Ultimamente ho rivisto svariati film che casualmente, o
forse no, avevano come tema il razzismo. E più di altre volte mi hanno
sconvolto: le parole, l’ipocrisia, il perbenismo presunto.
Troppe di quelle
parole, di quegli atteggiamenti, di quei pregiudizi, mi hanno ricordato quello
che negli ultimi tempi ho letto, sentito e percepito in occasione del
riconoscimento dei diritti agli omosessuali.
Quando ero piccola, adolescente, degli omosessuali neanche si parlava. Semplicemente non esistevano: relegati, evidentemente, in qualche angolo nascosto delle famiglie e della società. Nessuno della moltitudine di amici che avevo era omosessuale o si “sospettava” che lo fosse. Saperli ora felicemente in coppia o tristemente soli, mi ha fatto capire come fossi, allora, chiusa nel mio mondo fatto di una normalità creata da una presunta vergogna che dovevano provare tutti coloro che non fossero allineati col “sentire comune”.

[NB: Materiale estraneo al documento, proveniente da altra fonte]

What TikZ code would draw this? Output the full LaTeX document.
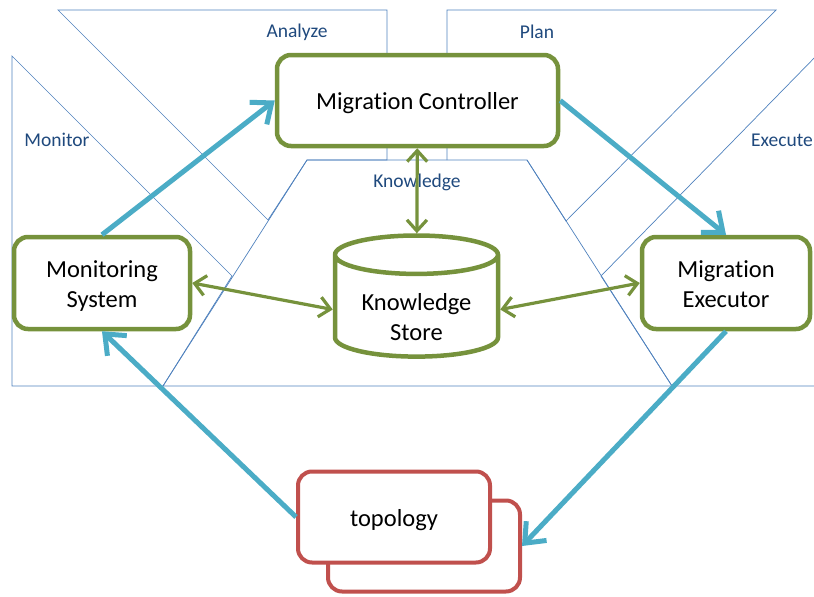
\documentclass[tikz,border=0pt]{standalone}
\usepackage{fontspec}
\setmainfont{Carlito}[Ligatures=NoCommon]
\usetikzlibrary{shapes.geometric, arrows.meta, positioning}
\definecolor{loopblue}{RGB}{75, 172, 198}
\definecolor{boxgreen}{RGB}{118, 146, 60}
\definecolor{topored}{RGB}{192, 80, 77}
\definecolor{phaseline}{RGB}{79, 129, 189}
\definecolor{phasetext}{RGB}{31, 73, 125}
\newcommand{\boxlabel}[2]{\raisebox{#1}[\height][\depth]{\begin{tabular}{@{}c@{}}#2\end{tabular}}}

\begin{document}
\begin{tikzpicture}[
        x=1pt, y=-1pt,
        phase/.style={draw=phaseline, line width=0.7pt},
        phaselabel/.style={text=phasetext, font=\fontsize{19.5}{23}\selectfont},
        component/.style={rectangle, draw=boxgreen, fill=white, line width=4.5pt, rounded corners=14pt, font=\fontsize{24.5}{30}\selectfont},
        store/.style={cylinder, shape border rotate=90, aspect=0.33, draw=boxgreen, fill=white, line width=4.5pt, minimum width=163pt, minimum height=101pt, font=\fontsize{24.5}{30}\selectfont},
        topobox/.style={rectangle, draw=topored, fill=white, line width=4pt, rounded corners=14pt, minimum width=192pt, minimum height=91pt, font=\fontsize{24.5}{30}\selectfont},
        loop/.style={-{Straight Barb[length=17pt, width=28pt]}, line width=5pt, draw=loopblue},
        access/.style={{Straight Barb[length=11pt, width=20pt]}-{Straight Barb[length=11pt, width=20pt]}, line width=3.2pt, draw=boxgreen}
    ]
        \useasboundingbox (0,0) rectangle (814,597);

        % Phase regions
        \draw [phase] (12,56) -- (232,276) -- (163,386) -- (12,386) -- cycle;
        \draw [phase] (58,10) -- (387,10) -- (387,160) -- (307,160) -- (268,220) -- cycle;
        \draw [phase] (447,160) -- (447,10) -- (776,10) -- (566,221) -- (527,160);
        \draw [phase] (822,50) -- (601,276) -- (672,386) -- (822,386);
        \draw [phase] (307,160) -- (527,160) -- (672,386) -- (163,386) -- cycle;

        \node (monitor) [phaselabel] at (57,140) {Monitor};
        \node (analyze) [phaselabel] at (297,32) {Analyze};
        \node (plan) [phaselabel] at (537,32) {Plan};
        \node (execute) [phaselabel, anchor=east, inner xsep=0pt] at (813,140) {Execute};
        \node (knowledge) [phaselabel] at (417,182) {Knowledge};

        % Row 1
        \node (controller) [component, minimum width=281pt, minimum height=91pt] at (417.5,100.5) {\boxlabel{-3pt}{Migration Controller}};

        % Row 2
        \node (monsys) [component, minimum width=176pt, minimum height=92pt] at (102,283) {\boxlabel{-3pt}{Monitoring\\System}};
        \node (store) [store] at (416.5,309.5) {\boxlabel{-10pt}{Knowledge\\Store}};
        \node (executor) [component, minimum width=168pt, minimum height=92pt] at (726,283) {\boxlabel{-3pt}{Migration\\Executor}};

        % Row 3
        \node (topoback) [topobox] at (424,546) {};
        \node (topology) [topobox] at ([shift={(-30,-29)}]topoback) {\boxlabel{-3pt}{topology}};

        % Connecting Arrows
        \draw [loop] (monsys.north) -- (controller.west);
        \draw [loop] (controller.east) -- (executor.north);
        \draw [loop] (executor.south) -- (topoback.east);
        \draw [loop] (topology.west) -- (monsys.south);
        \draw [access] (controller) -- (store);
        \draw [access] (monsys.east) -- (store.west);
        \draw [access] (store.east) -- (executor.west);
    \end{tikzpicture}
\end{document}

Che non andassero a messa, che fossero un po’ troppo di sinistra, ragazze madri, separati, abbandonati dalle proprie donne, adottati, neri, gialli, non erano solo una minoranza, ma non erano affatto graditi.

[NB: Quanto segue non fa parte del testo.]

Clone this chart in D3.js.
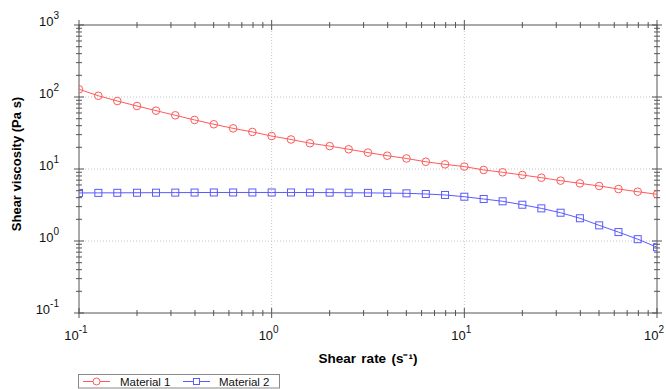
<!DOCTYPE html>
<html>
<head>
<meta charset="utf-8">
<script src="https://cdn.jsdelivr.net/npm/d3@7"></script>
<style>
  html, body { margin: 0; padding: 0; background: #fff; }
  svg { display: block; font-family: "Liberation Sans", Arial, sans-serif; }
</style>
</head>
<body>
<svg id="chart" width="666" height="389"></svg>
<script>
// Shear rate sweep (s^-1), 10 points per decade
const shearRate = [
  0.1, 0.126, 0.158, 0.2, 0.251, 0.316, 0.398, 0.501, 0.631, 0.794,
  1, 1.26, 1.58, 2, 2.51, 3.16, 3.98, 5.01, 6.31, 7.94,
  10, 12.6, 15.8, 20, 25.1, 31.6, 39.8, 50.1, 63.1, 79.4, 100
];
// Shear viscosity (Pa s)
const material1 = [
  128, 104, 88, 75, 64.6, 55.7, 48, 41.8, 36.7, 32.7,
  28.7, 25.7, 22.8, 20.8, 18.8, 16.9, 15.3, 14.0, 12.6, 11.6,
  10.8, 9.7, 9.0, 8.26, 7.57, 6.89, 6.32, 5.81, 5.27, 4.84, 4.45
];
const material2 = [
  4.65, 4.66, 4.67, 4.68, 4.69, 4.70, 4.71, 4.72, 4.72, 4.72,
  4.72, 4.72, 4.71, 4.70, 4.68, 4.66, 4.63, 4.59, 4.50, 4.36,
  4.12, 3.83, 3.56, 3.19, 2.84, 2.47, 2.07, 1.65, 1.33, 1.06, 0.82
];
const seriesNames = ["Material 1", "Material 2"];
const xTickExps = [-1, 0, 1, 2];
const yTickExps = [-1, 0, 1, 2, 3];
const xTitle = "Shear rate (s\u207B\u00B9)";
const yTitle = "Shear viscosity (Pa s)";

const svg = d3.select("#chart");
const m = { left: 79, right: 657, top: 25, bottom: 313 };

const x = d3.scaleLog().domain([0.1, 100]).range([m.left, m.right]);
const y = d3.scaleLog().domain([0.1, 1000]).range([m.bottom, m.top]);

const axisColor = "#555";
const red = "#ff5a5a";
const blue = "#5a5aff";

// dotted grid at decades
const g = svg.append("g");
g.selectAll(".gx").data(xTickExps.slice(1, -1)).join("line")
  .attr("x1", d => x(Math.pow(10, d))).attr("x2", d => x(Math.pow(10, d)))
  .attr("y1", m.top).attr("y2", m.bottom)
  .attr("stroke", "#c4c4c4").attr("stroke-dasharray", "1,2");
g.selectAll(".gy").data(yTickExps.slice(1, -1)).join("line")
  .attr("y1", d => y(Math.pow(10, d))).attr("y2", d => y(Math.pow(10, d)))
  .attr("x1", m.left).attr("x2", m.right)
  .attr("stroke", "#c4c4c4").attr("stroke-dasharray", "1,2");

// frame
svg.append("rect")
  .attr("x", m.left).attr("y", m.top)
  .attr("width", m.right - m.left).attr("height", m.bottom - m.top)
  .attr("fill", "none").attr("stroke", axisColor).attr("stroke-width", 1);

// log ticks: majors at decades, minors at 2..9
function logTicks(lo, hi) {
  const t = [];
  for (let e = lo; e < hi; e++) {
    for (let k = 1; k < 10; k++) t.push({ v: k * Math.pow(10, e), major: k === 1 });
  }
  t.push({ v: Math.pow(10, hi), major: true });
  return t;
}
const xt = logTicks(xTickExps[0], xTickExps[xTickExps.length - 1]);
const yt = logTicks(yTickExps[0], yTickExps[yTickExps.length - 1]);
const tk = svg.append("g").attr("stroke", axisColor).attr("stroke-width", 1);
[m.bottom, m.top].forEach(yy => {
  tk.selectAll(null).data(xt).join("line")
    .attr("x1", d => x(d.v)).attr("x2", d => x(d.v))
    .attr("y1", d => yy - (d.major ? 5 : 3)).attr("y2", d => yy + (d.major ? 5 : 3));
});
[m.left, m.right].forEach(xx => {
  tk.selectAll(null).data(yt).join("line")
    .attr("y1", d => y(d.v)).attr("y2", d => y(d.v))
    .attr("x1", d => xx - (d.major ? 5 : 3)).attr("x2", d => xx + (d.major ? 5 : 3));
});

// tick labels 10^n
function powLabel(sel) {
  sel.append("tspan").text("10");
  sel.append("tspan").attr("font-size", 10).attr("dy", -7).text(d => d);
}
svg.append("g").selectAll("text").data(xTickExps).join("text")
  .attr("x", d => x(Math.pow(10, d)) - 3).attr("y", 340)
  .attr("text-anchor", "middle").attr("font-size", 13).attr("fill", "#111")
  .call(powLabel);
svg.append("g").selectAll("text").data(yTickExps).join("text")
  .attr("x", 59).attr("y", d => y(Math.pow(10, d)) + 1)
  .attr("text-anchor", "end").attr("font-size", 13).attr("fill", "#111")
  .call(powLabel);

// axis titles
svg.append("text").attr("x", 368).attr("y", 363)
  .attr("text-anchor", "middle").attr("font-size", 13.5).attr("font-weight", "bold")
  .attr("word-spacing", 1.5)
  .text(xTitle);
svg.append("text").attr("transform", "translate(21,164) rotate(-90)")
  .attr("text-anchor", "middle").attr("font-size", 13).attr("font-weight", "bold")
  .text(yTitle);

// series
svg.append("defs").append("clipPath").attr("id", "plot")
  .append("rect").attr("x", m.left).attr("y", m.top)
  .attr("width", m.right - m.left).attr("height", m.bottom - m.top);
const plot = svg.append("g").attr("clip-path", "url(#plot)");
const line = d3.line().x(d => x(d[0])).y(d => y(d[1]));

const s1 = d3.zip(shearRate, material1);
const s2 = d3.zip(shearRate, material2);

plot.append("path").datum(s1).attr("d", line)
  .attr("fill", "none").attr("stroke", red).attr("stroke-width", 1);
plot.selectAll(".c").data(s1).join("circle")
  .attr("cx", d => x(d[0])).attr("cy", d => y(d[1])).attr("r", 3.8)
  .attr("fill", "none").attr("stroke", red).attr("stroke-width", 1);

plot.append("path").datum(s2).attr("d", line)
  .attr("fill", "none").attr("stroke", blue).attr("stroke-width", 1);
plot.selectAll(".s").data(s2).join("rect")
  .attr("x", d => x(d[0]) - 3.5).attr("y", d => y(d[1]) - 3.5)
  .attr("width", 7).attr("height", 7)
  .attr("fill", "none").attr("stroke", blue).attr("stroke-width", 1);

// legend
const lg = svg.append("g");
lg.append("rect").attr("x", 78.5).attr("y", 374.5).attr("width", 201).attr("height", 13.5)
  .attr("fill", "#fff").attr("stroke", "#888");
const items = [
  { name: seriesNames[0], color: red, x0: 83, mark: "circle", tx: 120 },
  { name: seriesNames[1], color: blue, x0: 183, mark: "square", tx: 219 }
];
items.forEach(it => {
  lg.append("line").attr("x1", it.x0).attr("x2", it.x0 + 27)
    .attr("y1", 381.5).attr("y2", 381.5).attr("stroke", it.color);
  if (it.mark === "circle") {
    lg.append("circle").attr("cx", it.x0 + 13.5).attr("cy", 381.5).attr("r", 3.5)
      .attr("fill", "#fff").attr("stroke", it.color);
  } else {
    lg.append("rect").attr("x", it.x0 + 10.5).attr("y", 378.5).attr("width", 6).attr("height", 6)
      .attr("fill", "#fff").attr("stroke", it.color);
  }
  lg.append("text").attr("x", it.tx).attr("y", 385.5).attr("font-size", 11.5)
    .attr("fill", "#111").text(it.name);
});
</script>
</body>
</html>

Il termine omosessuale non ricorreva, si diceva “FROCI” e significava reietti. Il termine “LESBICA” l’ho imparato con Saffo, ma le donne brutte o belle e non accoppiate, si riteneva che, semplicemente, non avessero mai incontrato un uomo vero.
Quando ero incinta per la prima volta, veniva spesso a trovarmi il figlio adolescente di una mia amica. Mi portava dei fiori e sperava che mio figlio fosse femmina. Mi parlava delle sue passioni. L’arte, la musica. Era fantastico, si sentiva il fratello maggiore di mio figlio. Era un ragazzo molto sensibile, delicato. Non so niente di lui, ora, se non che è andato via dall’Italia. Come tanti altri, alcuni miei conoscenti. Che per non mettere in imbarazzo la famiglia, per non essere emarginati, per cercare di essere se stessi, hanno scelto di farlo altrove: lontano da occhi indiscreti.
Di giovani continuo a vederne tanti e non mi interessa cosa
siano, piuttosto quel che diverranno. Mi chiedo spesso cosa sia la “pari
opportunità” anche se dentro di me so che, nonostante tutto, dipende da dove nasci, come nasci, da chi
nasci. E se nasci omosessuale, in Italia, da una famiglia bigotta, hai bisogno
delle famiglie degli altri, delle mamme degli altri, degli amici degli altri.
Ecco, io sono gli altri, non per scelta ma per natura.
Ecco, io sono gli altri, non per scelta ma per natura.
Sebbene sia in conflitto per la storia dell’utero in affitto
e pensi in continuazione dove ci porterà la fecondazione eterologa, perché siamo
essere viventi fallaci, continuo a chiedermi perché questa crisi di coscienza ci
investa solo ora che sono in ballo i diritti sacrosanti di persone omosessuali.
E mi rispondo che tutti noi dovremmo sforzarci di essere i genitori degli altri.
E mi rispondo che tutti noi dovremmo sforzarci di essere i genitori degli altri.